[start Given material]

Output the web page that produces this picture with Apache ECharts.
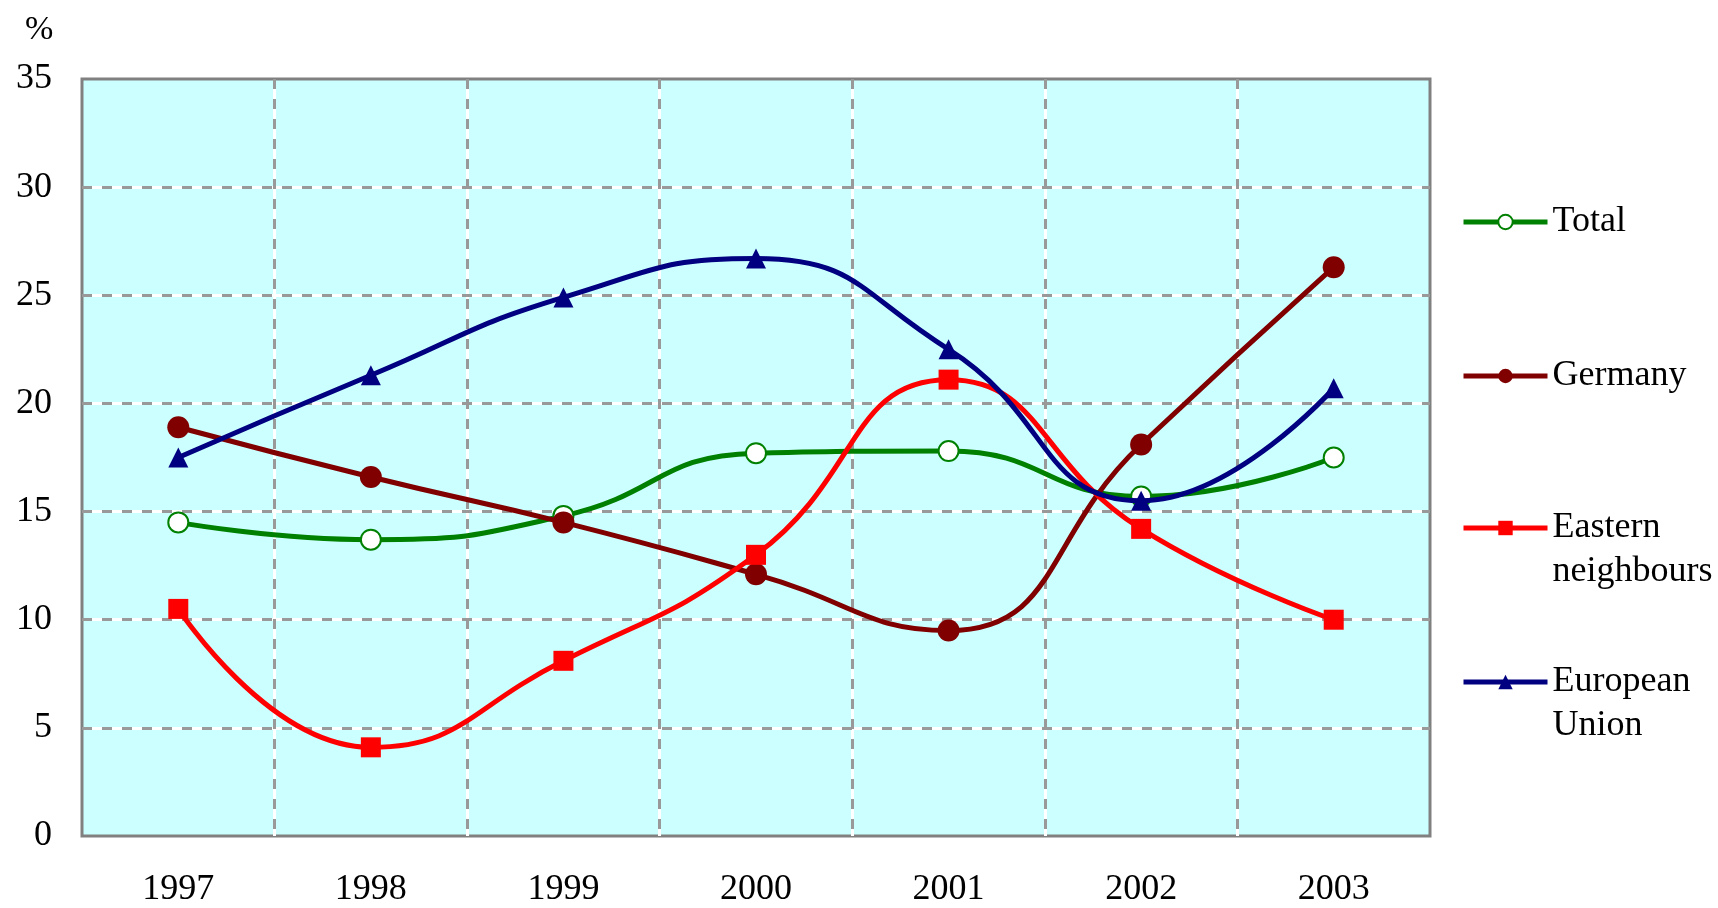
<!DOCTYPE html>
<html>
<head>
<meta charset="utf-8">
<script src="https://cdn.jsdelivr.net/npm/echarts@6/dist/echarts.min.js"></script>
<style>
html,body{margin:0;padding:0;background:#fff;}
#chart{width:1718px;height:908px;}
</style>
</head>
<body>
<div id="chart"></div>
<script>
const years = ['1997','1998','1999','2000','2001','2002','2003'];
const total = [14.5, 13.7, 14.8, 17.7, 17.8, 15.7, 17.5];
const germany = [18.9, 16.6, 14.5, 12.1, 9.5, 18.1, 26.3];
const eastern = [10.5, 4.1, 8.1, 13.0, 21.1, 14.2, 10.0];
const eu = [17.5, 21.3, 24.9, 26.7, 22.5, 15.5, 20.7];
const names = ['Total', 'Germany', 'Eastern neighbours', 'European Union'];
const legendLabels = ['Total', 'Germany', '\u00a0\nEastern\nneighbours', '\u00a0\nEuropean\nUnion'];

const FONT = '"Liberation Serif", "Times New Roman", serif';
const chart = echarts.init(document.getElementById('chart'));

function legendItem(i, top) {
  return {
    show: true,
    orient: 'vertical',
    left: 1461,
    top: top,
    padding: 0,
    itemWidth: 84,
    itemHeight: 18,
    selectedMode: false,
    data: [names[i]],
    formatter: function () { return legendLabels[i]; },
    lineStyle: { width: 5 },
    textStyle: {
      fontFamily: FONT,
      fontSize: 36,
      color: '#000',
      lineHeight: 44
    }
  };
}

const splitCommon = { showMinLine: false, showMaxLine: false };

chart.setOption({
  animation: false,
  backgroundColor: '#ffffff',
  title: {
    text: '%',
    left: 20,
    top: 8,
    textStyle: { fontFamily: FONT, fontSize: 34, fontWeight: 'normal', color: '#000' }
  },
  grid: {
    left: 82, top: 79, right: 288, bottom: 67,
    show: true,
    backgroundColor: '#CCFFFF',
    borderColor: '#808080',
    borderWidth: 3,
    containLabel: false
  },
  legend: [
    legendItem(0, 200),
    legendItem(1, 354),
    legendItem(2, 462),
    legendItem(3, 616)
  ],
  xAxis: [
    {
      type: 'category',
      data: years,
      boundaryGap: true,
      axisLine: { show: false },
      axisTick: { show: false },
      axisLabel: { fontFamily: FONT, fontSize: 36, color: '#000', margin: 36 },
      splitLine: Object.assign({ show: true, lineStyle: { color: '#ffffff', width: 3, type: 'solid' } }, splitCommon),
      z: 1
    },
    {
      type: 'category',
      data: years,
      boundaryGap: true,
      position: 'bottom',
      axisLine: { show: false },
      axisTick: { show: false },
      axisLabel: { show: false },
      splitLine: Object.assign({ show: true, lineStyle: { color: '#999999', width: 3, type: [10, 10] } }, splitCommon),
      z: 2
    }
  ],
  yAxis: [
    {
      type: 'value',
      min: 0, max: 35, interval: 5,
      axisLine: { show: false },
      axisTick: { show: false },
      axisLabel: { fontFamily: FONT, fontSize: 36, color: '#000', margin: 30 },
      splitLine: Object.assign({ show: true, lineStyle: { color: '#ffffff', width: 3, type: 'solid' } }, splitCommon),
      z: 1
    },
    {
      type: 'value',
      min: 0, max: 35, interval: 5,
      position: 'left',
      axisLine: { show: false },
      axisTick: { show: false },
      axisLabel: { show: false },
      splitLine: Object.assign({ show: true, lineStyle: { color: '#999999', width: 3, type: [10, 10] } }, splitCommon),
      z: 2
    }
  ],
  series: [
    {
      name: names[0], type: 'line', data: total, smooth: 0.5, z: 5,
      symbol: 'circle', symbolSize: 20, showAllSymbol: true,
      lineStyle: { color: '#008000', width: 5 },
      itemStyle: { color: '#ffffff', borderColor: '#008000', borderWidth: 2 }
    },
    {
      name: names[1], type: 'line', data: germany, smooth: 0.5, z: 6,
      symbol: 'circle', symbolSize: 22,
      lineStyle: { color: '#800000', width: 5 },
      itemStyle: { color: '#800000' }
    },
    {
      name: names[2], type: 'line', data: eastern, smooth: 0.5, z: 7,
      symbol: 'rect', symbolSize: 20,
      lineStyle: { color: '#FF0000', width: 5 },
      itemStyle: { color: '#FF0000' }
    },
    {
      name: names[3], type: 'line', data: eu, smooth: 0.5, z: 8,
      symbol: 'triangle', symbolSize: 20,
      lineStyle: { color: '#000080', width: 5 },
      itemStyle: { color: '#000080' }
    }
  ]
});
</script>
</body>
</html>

[end Given material]

Written problem
Please quote the lines of the material, beginning with the first and ending with the one that contains "const chart = echarts.init(document.getElementById('chart'));", exactly as written and without any pictures.

Answer for the task
Output the web page that produces this picture with Apache ECharts.
<!DOCTYPE html>
<html>
<head>
<meta charset="utf-8">
<script src="https://cdn.jsdelivr.net/npm/echarts@6/dist/echarts.min.js"></script>
<style>
html,body{margin:0;padding:0;background:#fff;}
#chart{width:1718px;height:908px;}
</style>
</head>
<body>
<div id="chart"></div>
<script>
const years = ['1997','1998','1999','2000','2001','2002','2003'];
const total = [14.5, 13.7, 14.8, 17.7, 17.8, 15.7, 17.5];
const germany = [18.9, 16.6, 14.5, 12.1, 9.5, 18.1, 26.3];
const eastern = [10.5, 4.1, 8.1, 13.0, 21.1, 14.2, 10.0];
const eu = [17.5, 21.3, 24.9, 26.7, 22.5, 15.5, 20.7];
const names = ['Total', 'Germany', 'Eastern neighbours', 'European Union'];
const legendLabels = ['Total', 'Germany', '\u00a0\nEastern\nneighbours', '\u00a0\nEuropean\nUnion'];

const FONT = '"Liberation Serif", "Times New Roman", serif';
const chart = echarts.init(document.getElementById('chart'));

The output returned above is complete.